Of course, they have also gone through a change in management. Bruno Lage was relieved of his duties at the start of October. The club have yet to appoint a permanent replace and results have yet to improve since his departure.

Bruno Lage opens up on Wolves exit

It is clear that Wolves are no longer to equipped compete in the top half of the table as they once were, something their former head coach believes was down to their failings in the transfer market.


Irish defender Nathan Collins was their only major addition for much of the summer, arriving from Burnley for a fee of just over £20million. However, a flurry of activity late in the window would see the likes of Matheus Nunes, Goncalo Guedes, and Sasa Kalajdzic arrive for sizeable fees. Diego Costa would also sign on a free transfer after the close of the window.

While the club would eventually get some decent business done, he feels the lack of money invested in a striker earlier in the summer has now come back to cost them.

Speaking at Web Summit in Lisbon, he said that the club's board has learned a harsh lesson about getting their recruitment right.


My time at Wolves was very good and I think the main point was that.

When we receive the invitation it was to change a little bit the way the team should play and we did that with same system.

We played a different way and I remember in February we were in the fight for top four, in March we were in seventh position and the last games it was hard to have five players injured.

But the good signs were the way we played in the season and especially the victory at Old Trafford, the first time Wolves beat Manchester United there.

The second season was difficult and the schedule, it is different due to the World Cup and the games are coming. I think the big lesson that not just me, but all the board should have is that we cannot compete in the Premier League without a striker.

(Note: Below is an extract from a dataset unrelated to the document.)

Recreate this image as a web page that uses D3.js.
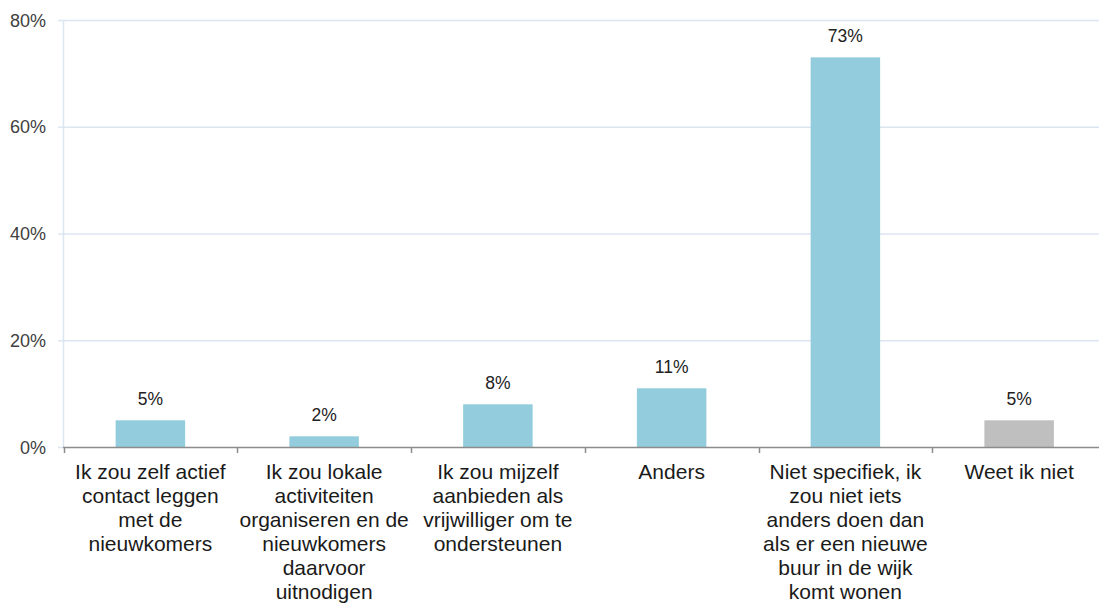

Unfortunately at Wolves we didn’t have that striker and I knew that every time we played with a striker – not just the team but the players – the performances were completely different.

Wolves have a squad that should be performing much better than their current level, meaning you'd imagine they will pull away from relegation trouble as the campaign goes on.

However, they will need to be far more consistent after the break for the World Cup in order to ensure that is the case.